The problem
From the records, pick out and copy each line containing "chart".

Working data
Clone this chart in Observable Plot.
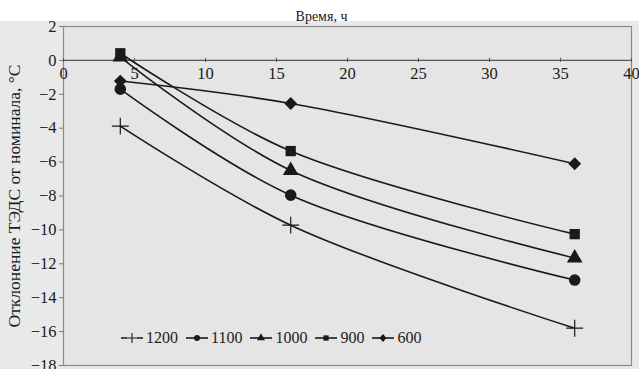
<!DOCTYPE html>
<html>
<head>
<meta charset="utf-8">
<script src="https://cdn.jsdelivr.net/npm/d3@7"></script>
<script src="https://cdn.jsdelivr.net/npm/@observablehq/plot@0.6"></script>
<style>
  html, body { margin: 0; padding: 0; background: #fff; }
  #wrap { position: relative; width: 639px; height: 369px; overflow: hidden; }
  #legend { position: absolute; left: 120px; top: 329px; display: flex; align-items: center;
            font-family: "Liberation Serif", "DejaVu Serif", serif; font-size: 16px; color: #222; }
  #legend .item { display: flex; align-items: center; margin-right: 7px; }
  #legend svg { margin-right: 2px; }
</style>
</head>
<body>
<div id="wrap"><div id="legend"></div></div>
<script>
// Data
const hours = [4, 16, 36];
const seriesNames = ["1200", "1100", "1000", "900", "600"];
const s1200 = [-3.88, -9.72, -15.8];
const s1100 = [-1.7, -7.95, -12.96];
const s1000 = [0.2, -6.49, -11.66];
const s900 = [0.42, -5.35, -10.25];
const s600 = [-1.22, -2.54, -6.1];
const seriesSymbols = ["plus", "circle", "triangle", "square", "diamond2"];
const xTicks = [0, 5, 10, 15, 20, 25, 30, 35, 40];
const yTicks = [2, 0, -2, -4, -6, -8, -10, -12, -14, -16, -18];
const xLabel = "Время, ч";
const yLabel = "Отклонение ТЭДС от номинала, °С";

const values = [s1200, s1100, s1000, s900, s600];
const data = [];
seriesNames.forEach((name, i) => {
  hours.forEach((h, j) => data.push({series: name, symbol: seriesSymbols[i], hour: h, value: values[i][j]}));
});
const fmt = d => d < 0 ? "\u2212" + (-d) : String(d);
const ink = "#1a1a1a";
const serif = "'Liberation Serif', 'DejaVu Serif', serif";

const chart = Plot.plot({
  width: 639,
  height: 369,
  marginTop: 26,
  marginLeft: 63,
  marginRight: 8,
  marginBottom: 4,
  style: {fontFamily: serif, fontSize: "16px", color: ink, background: "linear-gradient(#fff 0 21px, #e9e9e9 21px)", overflow: "visible"},
  x: {domain: [0, 40], axis: null},
  y: {domain: [-18, 2], axis: null},
  symbol: {domain: seriesNames, range: seriesSymbols},
  marks: [
    Plot.frame({fill: "#e5e5e5", stroke: "#8a8a8a", strokeWidth: 1.2}),
    Plot.ruleY([2], {stroke: "#8a8a8a", strokeWidth: 1.2}),
    Plot.ruleY([0], {stroke: "#555", strokeWidth: 1.2}),
    Plot.ruleX(xTicks, {y1: -0.12, y2: 0.12, stroke: "#555"}),
    Plot.text(xTicks, {x: d => d, y: 0, text: d => String(d), dy: 13, fontSize: 16.5, fill: ink}),
    Plot.axisY(yTicks, {tickFormat: fmt, tickSize: 4, tickPadding: 3, stroke: "#777", fontSize: 16.5, label: null}),
    Plot.text([yLabel], {frameAnchor: "left", textAnchor: "middle", rotate: -90, dx: -49, fontSize: 17.5, fill: ink}),
    Plot.text([xLabel], {frameAnchor: "top", dy: -15, dx: -26, fontSize: 14, fill: ink}),
    Plot.line(data, {x: "hour", y: "value", z: "series", curve: "catmull-rom", stroke: ink, strokeWidth: 1.6}),
    Plot.dot(data.filter(d => d.symbol !== "plus"), {x: "hour", y: "value", symbol: "series", fill: ink, stroke: "none", r: 5.8}),
    Plot.dot(data.filter(d => d.symbol === "plus"), {x: "hour", y: "value", symbol: "series", fill: "none", stroke: ink, strokeWidth: 1.2, r: 5.5})
  ]
});
document.getElementById("wrap").prepend(chart);

// Legend
const legend = d3.select("#legend");
seriesNames.forEach((name, i) => {
  const item = legend.append("div").attr("class", "item");
  const sw = item.append("svg").attr("width", 24).attr("height", 14);
  sw.append("line").attr("x1", 1).attr("x2", 23).attr("y1", 7).attr("y2", 7).attr("stroke", ink).attr("stroke-width", 1.6);
  const sym = seriesSymbols[i];
  if (sym === "plus") {
    sw.append("path").attr("d", "M12,2V12M7,7H17").attr("stroke", ink).attr("stroke-width", 1.1);
    sw.select("line").attr("stroke-dasharray", "6 10");
  } else if (sym === "diamond2") {
    sw.append("path").attr("d", "M12,3L15.5,7L12,11L8.5,7Z").attr("fill", ink);
  } else {
    const symType = {circle: d3.symbolCircle, triangle: d3.symbolTriangle, square: d3.symbolSquare}[sym];
    sw.append("path").attr("transform", "translate(12,7)").attr("d", d3.symbol(symType, 28)()).attr("fill", ink);
  }
  item.append("span").text(name);
});
</script>
</body>
</html>
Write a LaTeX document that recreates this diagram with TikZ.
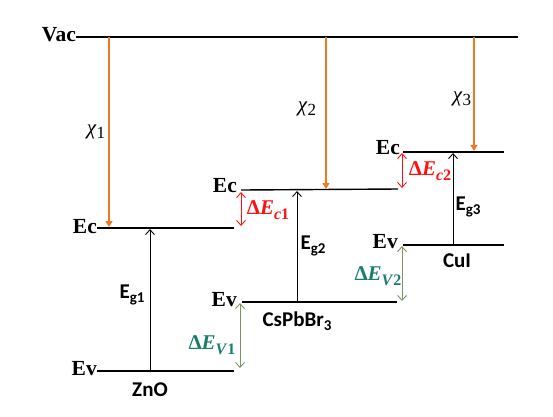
\documentclass[tikz,border=0pt]{standalone}
\usepackage{fontspec}
\setmainfont{Liberation Serif}
\newfontfamily\calib{Carlito}
\usetikzlibrary{arrows.meta}
\definecolor{chiorange}{HTML}{F07820}
\definecolor{offred}{HTML}{FF1010}
\definecolor{olivearr}{HTML}{7E9260}
\definecolor{tealtxt}{HTML}{197F6D}
\newcommand{\chisub}[1]{\textit{χ}\raisebox{-4pt}{\fontsize{17}{17}\selectfont #1}}
\newcommand{\egsub}[1]{E\raisebox{-4pt}{\fontsize{15}{15}\selectfont g#1}}
\newcommand{\dsub}[2]{Δ\textit{E}\raisebox{-5pt}{\fontsize{16}{16}\selectfont\textit{#1}#2}}
\tikzset{
  level/.style={line width=1.4pt, black},
  chiarr/.style={chiorange, line width=1.3pt, -{Triangle[length=6pt,width=7pt]}},
  gaparr/.style={black, line width=0.9pt, -{Straight Barb[length=5pt,width=9pt]}},
  dcarr/.style={offred, line width=0.9pt, {Straight Barb[length=5pt,width=9pt]}-{Straight Barb[length=5pt,width=9pt]}},
  dvarr/.style={olivearr, line width=0.9pt, {Straight Barb[length=5pt,width=9pt]}-{Straight Barb[length=5pt,width=9pt]}},
  lvlname/.style={font=\fontsize{21.5}{21.5}\selectfont\bfseries, inner sep=0pt, anchor=east},
  sans/.style={font=\calib\bfseries\fontsize{21}{21}\selectfont, inner sep=0pt},
  chilbl/.style={font=\fontsize{21}{21}\selectfont, inner sep=0pt},
  dclbl/.style={font=\fontsize{21}{21}\selectfont\bfseries, text=offred, inner sep=0pt},
  dvlbl/.style={font=\fontsize{21}{21}\selectfont\bfseries, text=tealtxt, inner sep=0pt},
}
\begin{document}
\begin{tikzpicture}[x=1pt,y=-1pt]
\useasboundingbox (0,0) rectangle (553,416);
% Vacuum
\node[lvlname] (vac) at (76,35) {Vac};
\coordinate (vacR) at (518,37);
\draw[level] (vac.east |- vacR) -- (vacR);
% ZnO
\node[lvlname] (ec1) at (97,227) {Ec};
\coordinate (ec1R) at (234,228);
\draw[level] (ec1.east |- ec1R) -- (ec1R);
\node[lvlname] (ev1) at (97,369) {Ev};
\coordinate (ev1R) at (234,371);
\draw[level] (ev1.east |- ev1R) -- (ev1R);
% CsPbBr3
\node[lvlname] (ec2) at (237,186) {Ec};
\coordinate (ec2L) at (241,190);
\coordinate (ec2R) at (398,189);
\draw[level] (ec2L) -- (ec2R);
\node[lvlname] (ev2) at (237,300) {Ev};
\coordinate (ev2L) at (242,302);
\coordinate (ev2R) at (397,302);
\draw[level] (ev2L) -- (ev2R);
% CuI
\node[lvlname] (ec3) at (400,148) {Ec};
\coordinate (ec3L) at (403,152);
\coordinate (ec3R) at (504,152);
\draw[level] (ec3L) -- (ec3R);
\node[lvlname] (ev3) at (398,242) {Ev};
\coordinate (ev3L) at (403,245);
\coordinate (ev3R) at (504,245);
\draw[level] (ev3L) -- (ev3R);
% electron affinity arrows
\coordinate (x1t) at (109,37);  \coordinate (x1b) at (109,227);
\coordinate (x2t) at (326,37);  \coordinate (x2b) at (326,189);
\coordinate (x3t) at (474,37);  \coordinate (x3b) at (474,151);
\draw[chiarr] (x1t) -- (x1b);
\draw[chiarr] (x2t) -- (x2b);
\draw[chiarr] (x3t) -- (x3b);
\node[chilbl] (chi1) at (96,132) {\chisub{1}};
\node[chilbl] (chi2) at (307,109) {\chisub{2}};
\node[chilbl] (chi3) at (462,99) {\chisub{3}};
% band gaps
\coordinate (g1b) at (150,371); \coordinate (g1t) at (150,229);
\coordinate (g2b) at (297,302); \coordinate (g2t) at (297,191);
\coordinate (g3b) at (453,245); \coordinate (g3t) at (453,153);
\draw[gaparr] (g1b) -- (g1t);
\draw[gaparr] (g2b) -- (g2t);
\draw[gaparr] (g3b) -- (g3t);
\node[sans] (eg1) at (132,295) {\egsub{1}};
\node[sans] (eg2) at (313,246) {\egsub{2}};
\node[sans] (eg3) at (468,207) {\egsub{3}};
% material names
\node[sans] (zno) at (150,390) {ZnO};
\node[sans] (csp) at (297,321) {CsPbBr\raisebox{-4pt}{\fontsize{15}{15}\selectfont 3}};
\node[sans] (cui) at (457,261) {CuI};
% offsets
\coordinate (dc1t) at (241,192); \coordinate (dc1b) at (241,226);
\coordinate (dc2t) at (402,153); \coordinate (dc2b) at (402,188);
\coordinate (dv1t) at (240,303); \coordinate (dv1b) at (240,368);
\coordinate (dv2t) at (402,246); \coordinate (dv2b) at (402,301);
\draw[dcarr] (dc1t) -- (dc1b);
\draw[dcarr] (dc2t) -- (dc2b);
\draw[dvarr] (dv1t) -- (dv1b);
\draw[dvarr] (dv2t) -- (dv2b);
\node[dclbl] (ldc1) at (268,210) {\dsub{c}{1}};
\node[dclbl] (ldc2) at (430,171) {\dsub{c}{2}};
\node[dvlbl] (ldv1) at (212,345) {\dsub{V}{1}};
\node[dvlbl] (ldv2) at (378,276) {\dsub{V}{2}};
\end{tikzpicture}
\end{document}
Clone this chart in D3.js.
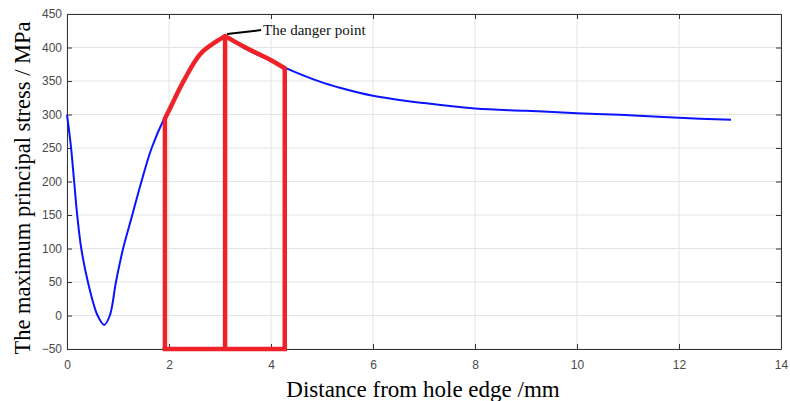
<!DOCTYPE html>
<html><head><meta charset="utf-8">
<script src="https://cdn.jsdelivr.net/npm/d3@7"></script>
<style>body{margin:0;background:#fff}svg{display:block}</style>
</head><body>
<script>
// Blue curve: distance (mm) vs max principal stress (MPa)
const distance = [0, 0.08, 0.14, 0.20, 0.28, 0.41, 0.60, 0.73, 0.84, 0.96, 1.10, 1.28, 1.46, 1.66, 1.90, 2.0, 2.28, 2.61, 2.93, 3.13, 3.5, 4.0, 4.27, 4.96, 5.35, 6, 7, 8, 9, 10, 10.84, 12, 13.02];
const stress   = [300, 250, 200, 150, 100, 50, 0, -14, 0, 50, 100, 150, 200, 250, 293, 306, 349, 390, 409, 416, 398, 380, 370, 349, 340, 328, 317, 309, 305.5, 302, 299.5, 295, 292];
// Red highlighted region (rising part and falling part)
const redRiseX = [1.92, 2.0, 2.28, 2.61, 2.93, 3.1];
const redRiseY = [294, 306, 349, 390, 409, 417];
const redFallX = [3.1, 3.5, 4.0, 4.27];
const redFallY = [417, 400, 381, 369];
const redVerticals = [1.92, 3.1, 4.27];
const redVerticalTops = [294, 417, 369];
const xTicks = [0, 2, 4, 6, 8, 10, 12, 14];
const yTicks = [-50, 0, 50, 100, 150, 200, 250, 300, 350, 400, 450];
const dangerPoint = [3.1, 417];

const W = 790, H = 401;
const m = {left: 67, right: 9, top: 14, bottom: 52};
const svg = d3.select("body").append("svg").attr("width", W).attr("height", H);
const x = d3.scaleLinear().domain([0, 14]).range([m.left, W - m.right]);
const y = d3.scaleLinear().domain([-50, 450]).range([H - m.bottom, m.top]);

// grid
const g = svg.append("g");
g.selectAll(".vg").data(xTicks).join("line")
  .attr("x1", d => x(d)).attr("x2", d => x(d)).attr("y1", y(-50)).attr("y2", y(450))
  .attr("stroke", "#e4e4e4").attr("stroke-width", 1);
g.selectAll(".hg").data(yTicks).join("line")
  .attr("y1", d => y(d)).attr("y2", d => y(d)).attr("x1", x(0)).attr("x2", x(14))
  .attr("stroke", "#e4e4e4").attr("stroke-width", 1);

// axes
const axStyle = sel => {
  sel.select(".domain").attr("stroke", "#333");
  sel.selectAll(".tick line").attr("stroke", "#333");
  sel.selectAll(".tick text").attr("fill", "#4a4a4a").attr("font-family", "Liberation Sans, Arial, sans-serif").attr("font-size", 12);
};
svg.append("g").attr("transform", `translate(0,${y(-50)})`)
  .call(d3.axisBottom(x).tickValues(xTicks).tickSize(-5).tickSizeOuter(0).tickPadding(11)).call(axStyle);
svg.append("g").attr("transform", `translate(${x(0)},0)`)
  .call(d3.axisLeft(y).tickValues(yTicks).tickSize(-5).tickSizeOuter(0).tickPadding(5)).call(axStyle);
svg.append("g").attr("transform", `translate(0,${y(450)})`)
  .call(d3.axisTop(x).tickValues(xTicks).tickSize(-5).tickSizeOuter(0).tickFormat("")).call(axStyle);
svg.append("g").attr("transform", `translate(${x(14)},0)`)
  .call(d3.axisRight(y).tickValues(yTicks).tickSize(-5).tickSizeOuter(0).tickFormat("")).call(axStyle);

// blue curve
const line = d3.line().x(d => x(d[0])).y(d => y(d[1])).curve(d3.curveCatmullRom.alpha(0.5));
svg.append("path").datum(distance.map((d, i) => [d, stress[i]]))
  .attr("d", line).attr("fill", "none").attr("stroke", "#0a14ff").attr("stroke-width", 2);

// red region
const red = "#ee2228";
[[redRiseX, redRiseY], [redFallX, redFallY]].forEach(([xs, ys]) => {
  svg.append("path").datum(xs.map((d, i) => [d, ys[i]]))
    .attr("d", line).attr("fill", "none").attr("stroke", red).attr("stroke-width", 4.5)
    .attr("stroke-linejoin", "round").attr("stroke-linecap", "round");
});
svg.selectAll(".rv").data(redVerticals).join("line")
  .attr("x1", d => x(d)).attr("x2", d => x(d))
  .attr("y1", (d, i) => y(redVerticalTops[i]))
  .attr("y2", y(-50))
  .attr("stroke", red).attr("stroke-width", 4.5);
svg.append("line").attr("x1", x(redVerticals[0]) - 2.25).attr("x2", x(redVerticals[2]) + 2.25)
  .attr("y1", y(-50)).attr("y2", y(-50)).attr("stroke", red).attr("stroke-width", 4.5);

// danger point annotation
const px = x(dangerPoint[0]) + 2, py = y(dangerPoint[1]) - 2;
svg.append("line").attr("x1", px).attr("y1", py).attr("x2", px + 34).attr("y2", py - 4)
  .attr("stroke", "#000").attr("stroke-width", 2);
svg.append("text").attr("x", px + 36).attr("y", py + 1)
  .attr("font-family", "Liberation Serif, Times New Roman, serif").attr("font-size", 15)
  .attr("fill", "#111").text("The danger point");

// axis labels
svg.append("text").attr("x", 423).attr("y", 397).attr("text-anchor", "middle")
  .attr("font-family", "Liberation Serif, Times New Roman, serif").attr("font-size", 23)
  .attr("fill", "#000").text("Distance from hole edge /mm");
svg.append("text").attr("transform", `translate(30,${188}) rotate(-90)`).attr("text-anchor", "middle")
  .attr("font-family", "Liberation Serif, Times New Roman, serif").attr("font-size", 22.5)
  .attr("fill", "#000").text("The maximum principal stress / MPa");
</script>
</body></html>
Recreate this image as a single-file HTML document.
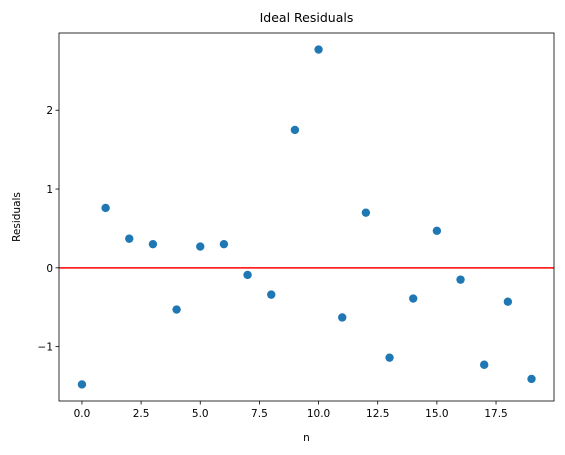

Finished answer
Clone this chart in Observable Plot.
const chart = Plot.plot({
document.getElementById("wrap").prepend(chart);
Clone this chart in D3.js.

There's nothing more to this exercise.